■ INSTRUCTIONS TO FOLLOW ■
Give back the full listing, character for character, with no pictures.

....

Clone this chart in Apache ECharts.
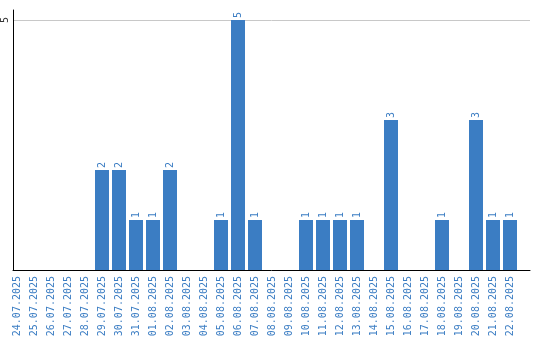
<!DOCTYPE html>
<html><head><meta charset="utf-8">
<script src="https://cdn.jsdelivr.net/npm/echarts@6/dist/echarts.min.js"></script>
<style>html,body{margin:0;padding:0;background:#fff}#c{width:540px;height:340px}</style>
</head><body><div id="c"></div>
<script>
const categories = ["24.07.2025","25.07.2025","26.07.2025","27.07.2025","28.07.2025","29.07.2025","30.07.2025","31.07.2025","01.08.2025","02.08.2025","03.08.2025","04.08.2025","05.08.2025","06.08.2025","07.08.2025","08.08.2025","09.08.2025","10.08.2025","11.08.2025","12.08.2025","13.08.2025","14.08.2025","15.08.2025","16.08.2025","17.08.2025","18.08.2025","19.08.2025","20.08.2025","21.08.2025","22.08.2025"];
const values = [0,0,0,0,0,2,2,1,1,2,0,0,1,5,1,0,0,1,1,1,1,0,3,0,0,1,0,3,1,1];
const yTicks = [5];

const blue = '#3b7dc3';
const font = '"DejaVu Sans Mono", "Liberation Mono", monospace';
const chart = echarts.init(document.getElementById('c'), null, {renderer:'canvas'});
chart.setOption({
  animation:false,
  grid:[
    {left:8.5, right:21.5, top:10, bottom:70},
    {left:10, right:10, top:10, bottom:70}
  ],
  xAxis:[
    {type:'category', gridIndex:0, data:categories,
     axisLine:{show:false}, axisTick:{show:false},
     axisLabel:{interval:0, rotate:90, color:blue, fontFamily:font, fontSize:10, margin:6}},
    {type:'value', gridIndex:1, min:0, max:1,
     axisLine:{show:true, lineStyle:{color:'#000', width:1}}, axisTick:{show:false},
     axisLabel:{show:false}, splitLine:{show:false}}
  ],
  yAxis:[
    {type:'value', gridIndex:0, min:0, max:5.2, interval:5, show:false},
    {type:'value', gridIndex:1, min:0, max:5.2, interval:5,
     axisLine:{show:true, lineStyle:{color:'#000', width:1}}, axisTick:{show:false},
     axisLabel:{rotate:90, color:'#333', fontFamily:font, fontSize:10, margin:3,
       formatter:v => yTicks.includes(v) ? String(v) : ''},
     splitLine:{show:true, lineStyle:{color:['transparent','#c8c8c8','transparent'], width:1}}}
  ],
  series:[{
    type:'bar', xAxisIndex:0, yAxisIndex:0, data:values, barWidth:14,
    itemStyle:{color:blue},
    label:{show:true, position:'top', rotate:90, align:'left', verticalAlign:'middle', distance:2,
      color:blue, fontFamily:font, fontSize:10,
      formatter:p => p.value > 0 ? String(p.value) : ''}
  }]
});
</script></body></html>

....

■ FINAL RESULT ■
Clone this chart in Apache ECharts.
<!DOCTYPE html>
<html><head><meta charset="utf-8">
<script src="https://cdn.jsdelivr.net/npm/echarts@6/dist/echarts.min.js"></script>
<style>html,body{margin:0;padding:0;background:#fff}#c{width:540px;height:340px}</style>
</head><body><div id="c"></div>
<script>
const categories = ["24.07.2025","25.07.2025","26.07.2025","27.07.2025","28.07.2025","29.07.2025","30.07.2025","31.07.2025","01.08.2025","02.08.2025","03.08.2025","04.08.2025","05.08.2025","06.08.2025","07.08.2025","08.08.2025","09.08.2025","10.08.2025","11.08.2025","12.08.2025","13.08.2025","14.08.2025","15.08.2025","16.08.2025","17.08.2025","18.08.2025","19.08.2025","20.08.2025","21.08.2025","22.08.2025"];
const values = [0,0,0,0,0,2,2,1,1,2,0,0,1,5,1,0,0,1,1,1,1,0,3,0,0,1,0,3,1,1];
const yTicks = [5];

const blue = '#3b7dc3';
const font = '"DejaVu Sans Mono", "Liberation Mono", monospace';
const chart = echarts.init(document.getElementById('c'), null, {renderer:'canvas'});
chart.setOption({
  animation:false,
  grid:[
    {left:8.5, right:21.5, top:10, bottom:70},
    {left:10, right:10, top:10, bottom:70}
  ],
  xAxis:[
    {type:'category', gridIndex:0, data:categories,
     axisLine:{show:false}, axisTick:{show:false},
     axisLabel:{interval:0, rotate:90, color:blue, fontFamily:font, fontSize:10, margin:6}},
    {type:'value', gridIndex:1, min:0, max:1,
     axisLine:{show:true, lineStyle:{color:'#000', width:1}}, axisTick:{show:false},
     axisLabel:{show:false}, splitLine:{show:false}}
  ],
  yAxis:[
    {type:'value', gridIndex:0, min:0, max:5.2, interval:5, show:false},
    {type:'value', gridIndex:1, min:0, max:5.2, interval:5,
     axisLine:{show:true, lineStyle:{color:'#000', width:1}}, axisTick:{show:false},
     axisLabel:{rotate:90, color:'#333', fontFamily:font, fontSize:10, margin:3,
       formatter:v => yTicks.includes(v) ? String(v) : ''},
     splitLine:{show:true, lineStyle:{color:['transparent','#c8c8c8','transparent'], width:1}}}
  ],
  series:[{
    type:'bar', xAxisIndex:0, yAxisIndex:0, data:values, barWidth:14,
    itemStyle:{color:blue},
    label:{show:true, position:'top', rotate:90, align:'left', verticalAlign:'middle', distance:2,
      color:blue, fontFamily:font, fontSize:10,
      formatter:p => p.value > 0 ? String(p.value) : ''}
  }]
});
</script></body></html>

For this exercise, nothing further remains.